• **Given data**:
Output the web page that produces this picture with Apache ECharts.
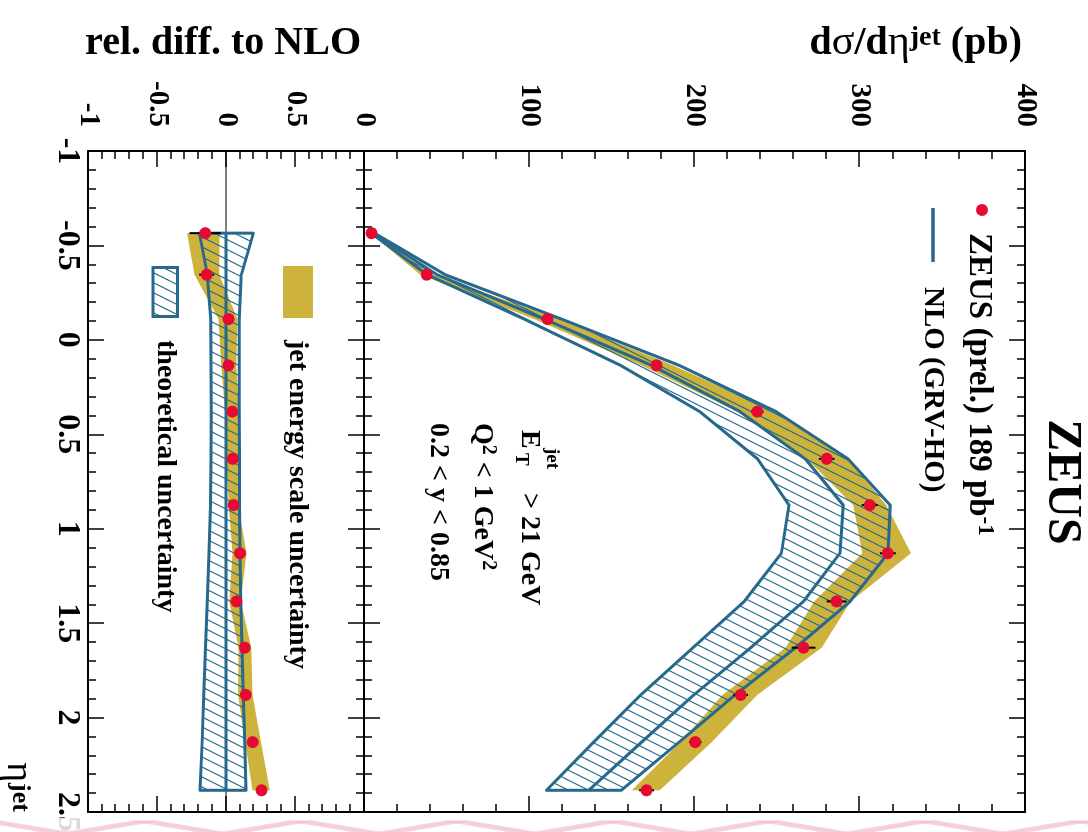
<!DOCTYPE html>
<html>
<head>
<meta charset="utf-8">
<title>ZEUS inclusive jets: dσ/dη^jet</title>
<script src="https://cdn.jsdelivr.net/npm/echarts@6.0.0/dist/echarts.min.js"></script>
<style>
  html, body { margin: 0; padding: 0; background: #fff; width: 1088px; height: 832px; overflow: hidden; }
  /* the plot is laid out upright (832 x 1088) and turned a quarter turn clockwise */
  #chart { position: absolute; left: 0; top: 0; width: 832px; height: 1088px;
           transform-origin: 0 0; transform: translate(1088px, 0) rotate(90deg); }
</style>
</head>
<body>
<div id="chart"></div>
<script>
// eta^jet bin centres
const eta = [-0.565, -0.345, -0.11, 0.135, 0.38, 0.63, 0.875, 1.13, 1.385, 1.63, 1.88, 2.13, 2.385];
// measured dsigma/deta^jet (pb) and statistical errors (pb)
const dsigma  = [4.5, 38, 111, 177, 238, 280, 306, 317, 286, 266, 228, 200.5, 171];
const statErr = [0.6, 2.4, 2.5, 3.2, 3.8, 4.7, 4.8, 4.8, 6.0, 7.2, 4.4, 3.8, 4.5];
// jet energy scale uncertainty (pb), downward and upward
const jesDown = [0.7, 3.9, 8, 9, 12, 12, 10, 15.5, 13.5, 11, 11, 9, 9];
const jesUp   = [0.55, 4, 7, 10, 11, 13, 10, 14, 8.5, 11, 10, 10, 8];
// NLO (GRV-HO) prediction (pb) and its relative theoretical uncertainty
const nlo        = [5.3, 44.2, 109, 174, 227.5, 267, 290, 288, 266, 234, 199.6, 168, 136];
const nloRelDown = [-0.193, -0.135, -0.111, -0.108, -0.107, -0.108, -0.113, -0.123, -0.135, -0.149, -0.161, -0.173, -0.188];
const nloRelUp   = [0.198, 0.111, 0.096, 0.096, 0.096, 0.097, 0.098, 0.101, 0.106, 0.116, 0.125, 0.135, 0.145];
// tick labels shown on the ratio axis (its top value 1 stays blank where the panels meet)
const relTickLabels = ['-1', '-0.5', '0', '0.5'];

const BLUE = '#26698c', GOLD = '#cdb23c', RED = '#e60a33';
const SERIF = '"Liberation Serif", "Times New Roman", Times, serif';

// derived curves for both panels
const nloHi = nlo.map((v, i) => v * (1 + nloRelUp[i]));
const nloLo = nlo.map((v, i) => v * (1 + nloRelDown[i]));
const dataHi = dsigma.map((v, i) => v + jesUp[i]);
const dataLo = dsigma.map((v, i) => v - jesDown[i]);
const ratio = dsigma.map((v, i) => v / nlo[i] - 1);
const ratioErr = statErr.map((e, i) => e / nlo[i]);
const ratioHi = dataHi.map((v, i) => v / nlo[i] - 1);
const ratioLo = dataLo.map((v, i) => v / nlo[i] - 1);
const nloRatio = nlo.map((v, i) => v / nlo[i] - 1);

// diagonal hatching for the theoretical band
function hatch() {
  const c = document.createElement('canvas');
  c.width = 10; c.height = 20;
  const g = c.getContext('2d');
  g.strokeStyle = BLUE; g.lineWidth = 1.2;
  for (const dx of [-10, 0, 10]) {
    g.beginPath(); g.moveTo(dx - 5, 30); g.lineTo(dx + 15, -10); g.stroke();
  }
  return { image: c, repeat: 'repeat' };
}
const HATCH = hatch();

function etaAxis(grid, pos, withLabels) {
  return {
    type: 'value', gridIndex: grid, position: pos, min: -1, max: 2.5, interval: 0.5,
    axisLine: { show: true, onZero: false, lineStyle: { color: '#000', width: 2 } },
    axisTick: { show: true, inside: true, length: 16, lineStyle: { color: '#000', width: 1.5 } },
    minorTick: { show: true, splitNumber: 5, length: 8, lineStyle: { color: '#000', width: 1.5 } },
    splitLine: { show: false }, minorSplitLine: { show: false },
    axisLabel: withLabels ? {
      show: true, margin: 5, fontSize: 32, fontWeight: 'bold', fontFamily: SERIF, color: '#000',
      showMinLabel: true, showMaxLabel: true
    } : { show: false }
  };
}
function valAxis(grid, pos, min, max, interval, formatter) {
  return {
    type: 'value', gridIndex: grid, position: pos, min, max, interval,
    axisLine: { show: true, onZero: false, lineStyle: { color: '#000', width: 2 } },
    axisTick: { show: true, inside: true, length: 16, lineStyle: { color: '#000', width: 1.5 } },
    minorTick: { show: true, splitNumber: 5, length: 8, lineStyle: { color: '#000', width: 1.5 } },
    splitLine: { show: false }, minorSplitLine: { show: false },
    axisLabel: formatter ? {
      show: true, margin: 24, fontSize: 29, fontWeight: 'bold', fontFamily: SERIF, color: '#000',
      showMinLabel: true, showMaxLabel: true, formatter
    } : { show: false }
  };
}

function band(xi, yi, hi, lo, style, z) {
  return {
    type: 'custom', xAxisIndex: xi, yAxisIndex: yi, z, silent: true,
    data: [[eta[0], lo[0]]],
    renderItem: function (params, api) {
      const pts = [];
      for (let i = 0; i < eta.length; i++) pts.push(api.coord([eta[i], hi[i]]));
      for (let i = eta.length - 1; i >= 0; i--) pts.push(api.coord([eta[i], lo[i]]));
      return { type: 'polygon', shape: { points: pts }, style: style };
    }
  };
}
function errorBars(xi, yi, vals, errs, z) {
  return {
    type: 'custom', xAxisIndex: xi, yAxisIndex: yi, z, silent: true,
    data: eta.map((e, i) => [e, vals[i], errs[i]]),
    renderItem: function (params, api) {
      const e = api.value(0), v = api.value(1), d = api.value(2);
      const a = api.coord([e, v - d]), b = api.coord([e, v + d]);
      return { type: 'line', shape: { x1: a[0], y1: a[1], x2: b[0], y2: b[1] },
               style: { stroke: '#000', lineWidth: 2 } };
    }
  };
}
function curve(xi, yi, vals, color, width, z) {
  return {
    type: 'line', xAxisIndex: xi, yAxisIndex: yi, z, silent: true, symbol: 'none',
    data: eta.map((e, i) => [e, vals[i]]),
    lineStyle: { color, width }
  };
}
function points(xi, yi, vals, z) {
  return {
    type: 'scatter', xAxisIndex: xi, yAxisIndex: yi, z, silent: true,
    symbol: 'circle', symbolSize: 12,
    data: eta.map((e, i) => [e, vals[i]]),
    itemStyle: { color: RED, opacity: 1 }
  };
}

// text helper: x, baseline position, string, size
function label(x, base, str, size, extra) {
  extra = extra || {};
  return {
    type: 'text', x, y: base - 0.34 * size, silent: true, z: 100,
    style: Object.assign({
      text: str, fontSize: size, fontWeight: extra.weight || 'bold', fontFamily: SERIF,
      fill: '#000', align: extra.align || 'left', verticalAlign: 'middle'
    }, extra.style || {})
  };
}
function supText(x, base, parts, size, supSize) {
  // parts: array of [text, isSuperscript]
  const str = parts.map(p => (p[1] ? '{s|' : '{m|') + p[0] + '}').join('');
  return {
    type: 'text', x, y: base - 0.34 * size, silent: true, z: 100,
    style: {
      text: str, fill: '#000', align: 'left', verticalAlign: 'middle',
      rich: {
        m: { fontSize: size, fontWeight: 'bold', fontFamily: SERIF, lineHeight: size + 2, verticalAlign: 'bottom', fill: '#000' },
        s: { fontSize: supSize, fontWeight: 'bold', fontFamily: SERIF, lineHeight: Math.round(supSize / 2), verticalAlign: 'top', fill: '#000' }
      }
    }
  };
}

// faint zig-zag strip along the lower page edge
const stripLines = [];
for (let k = 0; k < 3; k++) {
  const pts = [];
  for (let y = -80 + k * 9, j = 0; y <= 1170; y += 78, j++) pts.push([j % 2 ? 821 : 834, y]);
  stripLines.push({ type: 'polyline', silent: true, z: 200, shape: { points: pts },
    style: { stroke: '#f3b6cb', lineWidth: 2, fill: null, opacity: 0.6 } });
}

const option = {
  animation: false,
  backgroundColor: '#fff',
  grid: [
    { left: 151, right: 20, top: 63, height: 661, containLabel: false, outerBoundsMode: 'none' },
    { left: 151, right: 20, top: 724, height: 276, containLabel: false, outerBoundsMode: 'none' }
  ],
  xAxis: [
    etaAxis(0, 'bottom', false),
    etaAxis(0, 'top', false),
    etaAxis(1, 'bottom', true),
    etaAxis(1, 'top', false)
  ],
  yAxis: [
    valAxis(0, 'left', 0, 400, 100, v => String(v)),
    valAxis(0, 'right', 0, 400, 100, null),
    valAxis(1, 'left', -1, 1, 0.5, v => relTickLabels.indexOf(String(v)) >= 0 ? String(v) : ''),
    valAxis(1, 'right', -1, 1, 0.5, null)
  ],
  series: [
    // cross-section panel
    band(0, 0, dataHi, dataLo, { fill: GOLD }, 3),
    band(0, 0, nloHi, nloLo, { fill: HATCH, stroke: BLUE, lineWidth: 3, lineJoin: 'round' }, 4),
    curve(0, 0, nlo, BLUE, 3, 5),
    errorBars(0, 0, dsigma, statErr, 6),
    points(0, 0, dsigma, 7),
    // ratio panel
    {
      type: 'line', xAxisIndex: 2, yAxisIndex: 2, z: 2, silent: true, symbol: 'none',
      data: [[-1, 0], [2.5, 0]], lineStyle: { color: '#000', width: 1.2 }
    },
    band(2, 2, ratioHi, ratioLo, { fill: GOLD }, 3),
    band(2, 2, nloRelUp, nloRelDown, { fill: HATCH, stroke: BLUE, lineWidth: 3, lineJoin: 'round' }, 4),
    curve(2, 2, nloRatio, BLUE, 3, 5),
    errorBars(2, 2, ratio, ratioErr, 6),
    points(2, 2, ratio, 7)
  ],
  graphic: [
    // axis titles
    {
      type: 'text', x: 44, y: 727, rotation: Math.PI / 2, silent: true, z: 100,
      style: { text: 'rel. diff. to NLO', fontSize: 40, fontWeight: 'bold', fontFamily: SERIF,
               fill: '#000', align: 'right', verticalAlign: 'middle' }
    },
    {
      type: 'text', x: 44, y: 66, rotation: Math.PI / 2, silent: true, z: 100,
      style: {
        text: '{b|d}{g|σ}{b|/d}{g|η}{s|jet}{b| (pb)}', fill: '#000', align: 'right', verticalAlign: 'middle',
        rich: {
          b: { fontSize: 40, fontWeight: 'bold', fontFamily: SERIF, lineHeight: 40, verticalAlign: 'bottom', fill: '#000' },
          g: { fontSize: 42, fontWeight: 'normal', fontFamily: SERIF, lineHeight: 40, verticalAlign: 'bottom', fill: '#000' },
          s: { fontSize: 28, fontWeight: 'bold', fontFamily: SERIF, lineHeight: 18, verticalAlign: 'top', fill: '#000' }
        }
      }
    },
    label(782, 1083, 'η', 38, { weight: 'normal', align: 'right' }),
    label(783, 1077, 'jet', 26),
    // experiment tag
    label(482, 43, 'ZEUS', 48, { align: 'center' }),
    // legend of the cross-section panel
    { type: 'circle', silent: true, z: 100, shape: { cx: 210, cy: 106, r: 6 }, style: { fill: RED } },
    supText(233, 120, [['ZEUS (prel.) 189 pb', false], ['-1', true]], 33, 23),
    { type: 'line', silent: true, z: 100, shape: { x1: 208, y1: 155, x2: 262, y2: 155 },
      style: { stroke: BLUE, lineWidth: 3.5 } },
    label(287, 165, 'NLO (GRV-HO)', 29),
    // kinematic region
    label(430, 568, 'E', 28),
    label(448, 543, 'jet', 19),
    label(453, 574, 'T', 19),
    label(493, 568, '> 21 GeV', 28),
    supText(423, 614, [['Q', false], ['2', true], [' < 1 GeV', false], ['2', true]], 28, 20),
    label(423, 659, '0.2 < y < 0.85', 28),
    // legend of the ratio panel
    { type: 'rect', silent: true, z: 100, shape: { x: 266, y: 775, width: 52, height: 30 }, style: { fill: GOLD } },
    label(340, 800, 'jet energy scale uncertainty', 28),
    { type: 'rect', silent: true, z: 100, shape: { x: 267.5, y: 910.5, width: 49, height: 24.5 },
      style: { fill: HATCH, stroke: BLUE, lineWidth: 3 } },
    label(340, 932, 'theoretical uncertainty', 28),
    // page edge strip
    { type: 'rect', silent: true, z: 199, shape: { x: 818, y: 0, width: 14, height: 1088 },
      style: { fill: 'rgba(255,255,255,0.85)' } }
  ].concat(stripLines)
};

const chart = echarts.init(document.getElementById('chart'), null, { renderer: 'canvas', devicePixelRatio: 1 });
chart.setOption(option);
</script>
</body>
</html>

• **Problem description**:
Extract lines where the string "page" occurs.

• **Result of this task**:
Output the web page that produces this picture with Apache ECharts.
// faint zig-zag strip along the lower page edge
    // page edge strip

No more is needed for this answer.